Fans of the cult show had called for the module to be named after the Colbert Report host, Stephen Colbert.
In a statement NASA's Bill Gerstenmaier, associate administrator for Space Operations, said "we don't typically name U.S. space station hardware after living people and this is no exception.
"Apollo 11 landed on the moon at the Sea of Tranquility 40 years ago this July. We selected 'Tranquility' because it ties it to exploration and the Moon, and symbolizes the spirit of international cooperation embodied by the space station," Gerstenmaier said in a statement.
But Williams, who has served on the International Space Station, offered some consolation for the booing crowd.
"Your name will be in space" she told Colbert, "we have come up with something that will be in Node 3, the Combined Operational Load Bearing External Resistance Treadmill.
"Every day somebody will have to jump on the COLBERT to work out.

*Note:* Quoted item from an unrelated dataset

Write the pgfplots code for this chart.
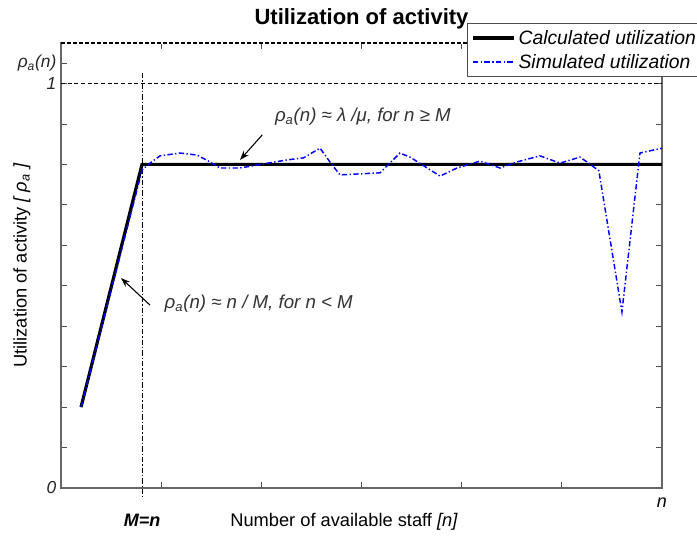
\documentclass[border=0pt]{standalone}
\usepackage{pgfplots}
\pgfplotsset{compat=1.18}
\usepackage{fontspec}
\setmainfont{Liberation Sans}
\usetikzlibrary{calc,arrows.meta}

\pgfplotstableread{
x y
0.20 0.200
0.759 0.737
0.809 0.786
0.888 0.803
0.988 0.821
1.188 0.828
1.358 0.823
1.487 0.806
1.587 0.791
1.787 0.791
2.017 0.801
2.256 0.811
2.420 0.816
2.586 0.840
2.685 0.806
2.785 0.774
3.185 0.779
3.384 0.828
3.484 0.818
3.784 0.771
3.953 0.791
4.183 0.808
4.383 0.791
4.552 0.806
4.782 0.821
4.982 0.803
5.181 0.818
5.251 0.806
5.370 0.784
5.600 0.435
5.780 0.828
6.000 0.840
}\simdata

\pgfplotstableread{
x y
0.20 0.20
0.809 0.80
6.00 0.80
}\calcdata

\begin{document}
\begin{tikzpicture}
\begin{axis}[
  name=ax, at={(0,0)}, anchor=south west,
  scale only axis, width=450.75pt, height=333.75pt,
  xmin=0, xmax=6, ymin=0, ymax=1.1,
  clip=false,
  xtick={1,2,3,4,5}, xticklabels={},
  ytick={0,0.1,0.2,0.3,0.4,0.5,0.6,0.7,0.8,0.9,1.0,1.05},
  yticklabels={\textit{0},,,,,,,,,,\textit{1},\textit{ρ}\textsubscript{\textit{a}}\textit{(n)}},
  yticklabel style={font=\fontsize{13}{15}\selectfont, text=black!85},
  axis line style={black!60, line width=0.8pt},
  major tick length=4.5pt,
  tick style={black!70, line width=0.6pt},
  every axis title shift=0pt,
  title={Utilization of activity},
  title style={at={(axis description cs:0.5,1.054)}, anchor=center, font=\fontsize{16.5}{19}\selectfont\bfseries},
  xlabel={Number of available staff \textit{[n]}},
  xlabel style={at={(axis description cs:0.471,-0.076)}, anchor=center, font=\fontsize{13.7}{16}\selectfont},
  ylabel={Utilization of activity \textit{[ ρ\textsubscript{a} ]}},
  ylabel style={at={(axis description cs:-0.065,0.5)}, anchor=center, font=\fontsize{13.7}{16}\selectfont},
  legend cell align=left,
  legend style={at={(axis cs:4.053,1.1496)}, anchor=north west, draw=black!70, line width=0.6pt,
    font=\fontsize{14.5}{17}\selectfont\itshape, inner xsep=3pt, inner ysep=3pt, row sep=2pt},
  legend image code/.code={\draw[#1] (0pt,0pt) -- (31pt,0pt);},
]
\draw[white, line width=1.4pt] (axis cs:0,1.1) -- (axis cs:6,1.1);
\draw[black, line width=0.8pt, dash pattern=on 3pt off 1.5pt] (axis cs:0,1.1) -- (axis cs:6,1.1);
\addplot[black, line width=0.6pt, dash pattern=on 3pt off 2pt, forget plot] coordinates {(0,1) (6,1)};
\addplot[black, line width=0.8pt, dash pattern=on 4pt off 1.5pt on 1pt off 1.5pt, forget plot] coordinates {(0.809,1.026) (0.809,-0.022)};
\addplot[black, line width=2.4pt] table[x=x,y=y] {\calcdata};
\addlegendentry{Calculated utilization}
\addplot[blue, line width=1.1pt, dash pattern=on 4pt off 1.8pt on 1pt off 1.8pt] table[x=x,y=y] {\simdata};
\addlegendentry{Simulated utilization}
\draw[black, line width=0.8pt, -{Stealth[length=7pt,width=5pt]}] (axis cs:2.01,0.873) -- (axis cs:1.787,0.811);
\draw[black, line width=0.8pt, -{Stealth[length=7pt,width=5pt]}] (axis cs:0.889,0.452) -- (axis cs:0.599,0.519);
\node[anchor=west, font=\fontsize{14}{16}\selectfont\itshape, text=black!80] at (axis cs:2.09,0.917) {ρ\textsubscript{a}(n) ≈ λ /μ, for n ≥ M};
\node[anchor=west, font=\fontsize{14}{16}\selectfont\itshape, text=black!80] at (axis cs:0.988,0.455) {ρ\textsubscript{a}(n) ≈ n / M, for n < M};
\node[font=\fontsize{13.5}{16}\selectfont\bfseries\itshape] at (axis cs:0.809,-0.079) {M=n};
\node[font=\fontsize{13.5}{16}\selectfont\itshape] at (axis cs:6.0,-0.037) {n};
\end{axis}
\pgfresetboundingbox
\path[use as bounding box] ($(ax.south west)+(-45.75pt,-36.75pt)$) rectangle ($(ax.south west)+(477pt,366pt)$);
\end{tikzpicture}
\end{document}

So that will be the words that will be passed down from space to ground 'It's time for me to jump on Colbert'."
The treadmill is expected to be safely stowed inside the Tranquility, when the node arrives at the ISS next year.
Colbert, apparently pleased with his imminent foray into space travel, joked that "however far the Space Station goes, my treadmill will always have gone a few miles more."